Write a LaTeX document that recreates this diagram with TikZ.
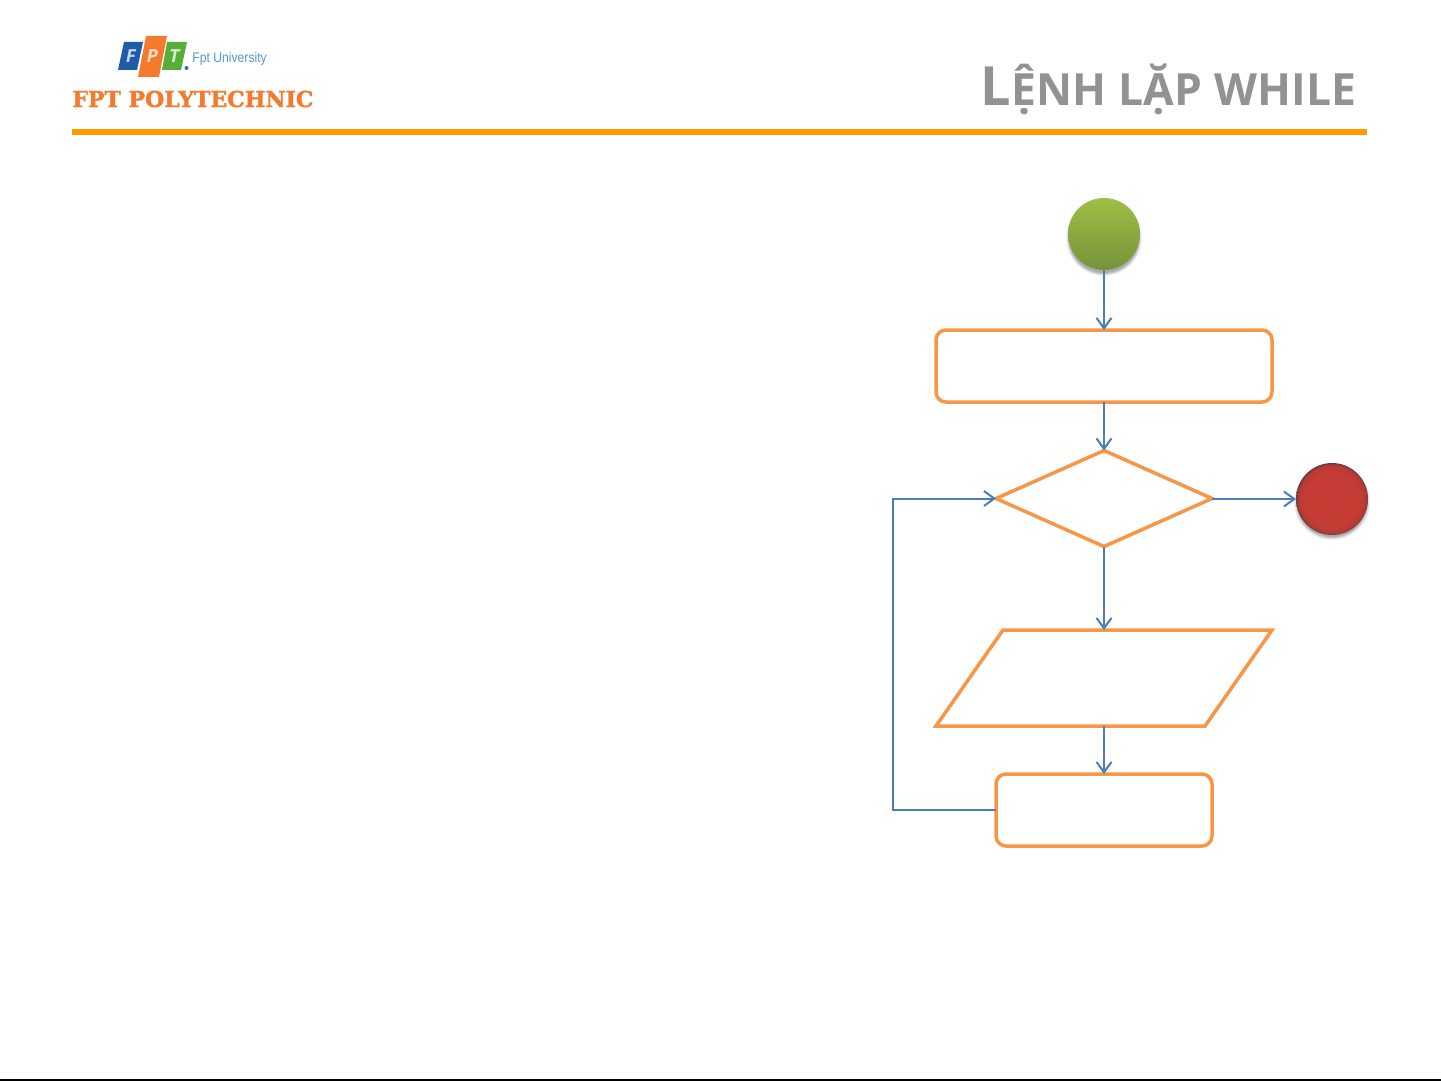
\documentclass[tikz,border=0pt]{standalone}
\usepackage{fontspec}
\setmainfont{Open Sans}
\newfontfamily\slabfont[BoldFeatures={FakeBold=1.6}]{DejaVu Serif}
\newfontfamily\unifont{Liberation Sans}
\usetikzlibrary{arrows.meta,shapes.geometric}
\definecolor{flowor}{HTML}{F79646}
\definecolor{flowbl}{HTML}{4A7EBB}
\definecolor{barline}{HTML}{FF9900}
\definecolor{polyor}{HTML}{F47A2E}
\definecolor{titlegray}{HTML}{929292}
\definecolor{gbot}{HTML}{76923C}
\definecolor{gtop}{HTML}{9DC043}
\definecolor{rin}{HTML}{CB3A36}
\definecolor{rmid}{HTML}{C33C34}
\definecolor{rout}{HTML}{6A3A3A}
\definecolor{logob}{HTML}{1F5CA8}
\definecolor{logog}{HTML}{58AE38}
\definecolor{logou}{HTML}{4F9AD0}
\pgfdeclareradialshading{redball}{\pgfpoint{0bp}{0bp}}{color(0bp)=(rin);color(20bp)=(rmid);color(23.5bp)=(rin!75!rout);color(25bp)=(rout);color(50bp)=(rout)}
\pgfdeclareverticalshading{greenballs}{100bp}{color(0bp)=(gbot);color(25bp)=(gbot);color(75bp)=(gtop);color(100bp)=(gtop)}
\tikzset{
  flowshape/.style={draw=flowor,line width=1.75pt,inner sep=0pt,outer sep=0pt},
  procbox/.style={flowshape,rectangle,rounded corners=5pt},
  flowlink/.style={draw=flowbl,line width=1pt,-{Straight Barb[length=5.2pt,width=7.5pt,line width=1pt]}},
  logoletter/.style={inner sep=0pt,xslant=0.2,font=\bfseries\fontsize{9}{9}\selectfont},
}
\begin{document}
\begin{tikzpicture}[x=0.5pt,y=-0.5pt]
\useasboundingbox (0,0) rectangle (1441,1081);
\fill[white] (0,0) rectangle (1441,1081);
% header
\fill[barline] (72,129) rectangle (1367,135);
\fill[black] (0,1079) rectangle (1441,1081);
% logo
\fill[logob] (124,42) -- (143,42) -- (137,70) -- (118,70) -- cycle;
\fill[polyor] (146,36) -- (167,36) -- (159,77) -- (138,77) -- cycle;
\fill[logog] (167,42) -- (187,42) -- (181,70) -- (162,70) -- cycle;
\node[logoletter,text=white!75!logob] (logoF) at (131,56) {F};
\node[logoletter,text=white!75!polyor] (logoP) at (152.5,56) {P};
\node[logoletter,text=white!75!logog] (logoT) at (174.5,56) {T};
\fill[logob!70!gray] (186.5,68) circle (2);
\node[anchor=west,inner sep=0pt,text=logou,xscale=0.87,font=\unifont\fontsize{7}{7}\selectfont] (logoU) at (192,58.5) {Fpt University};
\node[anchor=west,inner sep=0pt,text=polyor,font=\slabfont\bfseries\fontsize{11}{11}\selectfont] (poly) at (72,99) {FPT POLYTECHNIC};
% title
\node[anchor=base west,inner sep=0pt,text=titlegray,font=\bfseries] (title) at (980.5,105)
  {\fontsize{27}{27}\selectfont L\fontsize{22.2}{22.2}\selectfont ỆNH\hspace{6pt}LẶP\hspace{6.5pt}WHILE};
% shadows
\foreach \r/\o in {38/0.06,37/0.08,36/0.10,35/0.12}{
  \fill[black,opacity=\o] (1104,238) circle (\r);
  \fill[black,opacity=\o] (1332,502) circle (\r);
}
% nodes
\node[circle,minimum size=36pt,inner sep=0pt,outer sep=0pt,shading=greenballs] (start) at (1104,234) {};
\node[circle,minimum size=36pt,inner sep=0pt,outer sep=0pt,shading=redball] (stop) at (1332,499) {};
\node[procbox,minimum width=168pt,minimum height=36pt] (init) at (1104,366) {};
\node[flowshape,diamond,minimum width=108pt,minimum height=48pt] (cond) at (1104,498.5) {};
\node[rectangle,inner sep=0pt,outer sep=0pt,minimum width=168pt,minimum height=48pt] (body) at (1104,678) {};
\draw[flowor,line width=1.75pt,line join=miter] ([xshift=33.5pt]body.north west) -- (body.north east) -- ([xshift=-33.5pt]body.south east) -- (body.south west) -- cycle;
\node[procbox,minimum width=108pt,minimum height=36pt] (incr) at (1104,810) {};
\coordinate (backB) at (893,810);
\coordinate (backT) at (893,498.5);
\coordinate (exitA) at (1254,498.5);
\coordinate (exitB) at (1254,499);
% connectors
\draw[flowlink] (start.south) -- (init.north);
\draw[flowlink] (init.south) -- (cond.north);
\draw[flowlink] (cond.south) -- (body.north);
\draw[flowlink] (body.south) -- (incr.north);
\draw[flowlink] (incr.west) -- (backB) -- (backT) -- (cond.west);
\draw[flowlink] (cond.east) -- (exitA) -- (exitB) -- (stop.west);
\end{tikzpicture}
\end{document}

**DESCRIPTION OF THE TASK**
Please transcribe the material above exactly as written. Leave the pictures out.

**RESULT FOR THIS EXERCISE**
Write a LaTeX document that recreates this diagram with TikZ.
\documentclass[tikz,border=0pt]{standalone}
\usepackage{fontspec}
\setmainfont{Open Sans}
\newfontfamily\slabfont[BoldFeatures={FakeBold=1.6}]{DejaVu Serif}
\newfontfamily\unifont{Liberation Sans}
\usetikzlibrary{arrows.meta,shapes.geometric}
\definecolor{flowor}{HTML}{F79646}
\definecolor{flowbl}{HTML}{4A7EBB}
\definecolor{barline}{HTML}{FF9900}
\definecolor{polyor}{HTML}{F47A2E}
\definecolor{titlegray}{HTML}{929292}
\definecolor{gbot}{HTML}{76923C}
\definecolor{gtop}{HTML}{9DC043}
\definecolor{rin}{HTML}{CB3A36}
\definecolor{rmid}{HTML}{C33C34}
\definecolor{rout}{HTML}{6A3A3A}
\definecolor{logob}{HTML}{1F5CA8}
\definecolor{logog}{HTML}{58AE38}
\definecolor{logou}{HTML}{4F9AD0}
\pgfdeclareradialshading{redball}{\pgfpoint{0bp}{0bp}}{color(0bp)=(rin);color(20bp)=(rmid);color(23.5bp)=(rin!75!rout);color(25bp)=(rout);color(50bp)=(rout)}
\pgfdeclareverticalshading{greenballs}{100bp}{color(0bp)=(gbot);color(25bp)=(gbot);color(75bp)=(gtop);color(100bp)=(gtop)}
\tikzset{
  flowshape/.style={draw=flowor,line width=1.75pt,inner sep=0pt,outer sep=0pt},
  procbox/.style={flowshape,rectangle,rounded corners=5pt},
  flowlink/.style={draw=flowbl,line width=1pt,-{Straight Barb[length=5.2pt,width=7.5pt,line width=1pt]}},
  logoletter/.style={inner sep=0pt,xslant=0.2,font=\bfseries\fontsize{9}{9}\selectfont},
}
\begin{document}
\begin{tikzpicture}[x=0.5pt,y=-0.5pt]
\useasboundingbox (0,0) rectangle (1441,1081);
\fill[white] (0,0) rectangle (1441,1081);
% header
\fill[barline] (72,129) rectangle (1367,135);
\fill[black] (0,1079) rectangle (1441,1081);
% logo
\fill[logob] (124,42) -- (143,42) -- (137,70) -- (118,70) -- cycle;
\fill[polyor] (146,36) -- (167,36) -- (159,77) -- (138,77) -- cycle;
\fill[logog] (167,42) -- (187,42) -- (181,70) -- (162,70) -- cycle;
\node[logoletter,text=white!75!logob] (logoF) at (131,56) {F};
\node[logoletter,text=white!75!polyor] (logoP) at (152.5,56) {P};
\node[logoletter,text=white!75!logog] (logoT) at (174.5,56) {T};
\fill[logob!70!gray] (186.5,68) circle (2);
\node[anchor=west,inner sep=0pt,text=logou,xscale=0.87,font=\unifont\fontsize{7}{7}\selectfont] (logoU) at (192,58.5) {Fpt University};
\node[anchor=west,inner sep=0pt,text=polyor,font=\slabfont\bfseries\fontsize{11}{11}\selectfont] (poly) at (72,99) {FPT POLYTECHNIC};
% title
\node[anchor=base west,inner sep=0pt,text=titlegray,font=\bfseries] (title) at (980.5,105)
  {\fontsize{27}{27}\selectfont L\fontsize{22.2}{22.2}\selectfont ỆNH\hspace{6pt}LẶP\hspace{6.5pt}WHILE};
% shadows
\foreach \r/\o in {38/0.06,37/0.08,36/0.10,35/0.12}{
  \fill[black,opacity=\o] (1104,238) circle (\r);
  \fill[black,opacity=\o] (1332,502) circle (\r);
}
% nodes
\node[circle,minimum size=36pt,inner sep=0pt,outer sep=0pt,shading=greenballs] (start) at (1104,234) {};
\node[circle,minimum size=36pt,inner sep=0pt,outer sep=0pt,shading=redball] (stop) at (1332,499) {};
\node[procbox,minimum width=168pt,minimum height=36pt] (init) at (1104,366) {};
\node[flowshape,diamond,minimum width=108pt,minimum height=48pt] (cond) at (1104,498.5) {};
\node[rectangle,inner sep=0pt,outer sep=0pt,minimum width=168pt,minimum height=48pt] (body) at (1104,678) {};
\draw[flowor,line width=1.75pt,line join=miter] ([xshift=33.5pt]body.north west) -- (body.north east) -- ([xshift=-33.5pt]body.south east) -- (body.south west) -- cycle;
\node[procbox,minimum width=108pt,minimum height=36pt] (incr) at (1104,810) {};
\coordinate (backB) at (893,810);
\coordinate (backT) at (893,498.5);
\coordinate (exitA) at (1254,498.5);
\coordinate (exitB) at (1254,499);
% connectors
\draw[flowlink] (start.south) -- (init.north);
\draw[flowlink] (init.south) -- (cond.north);
\draw[flowlink] (cond.south) -- (body.north);
\draw[flowlink] (body.south) -- (incr.north);
\draw[flowlink] (incr.west) -- (backB) -- (backT) -- (cond.west);
\draw[flowlink] (cond.east) -- (exitA) -- (exitB) -- (stop.west);
\end{tikzpicture}
\end{document}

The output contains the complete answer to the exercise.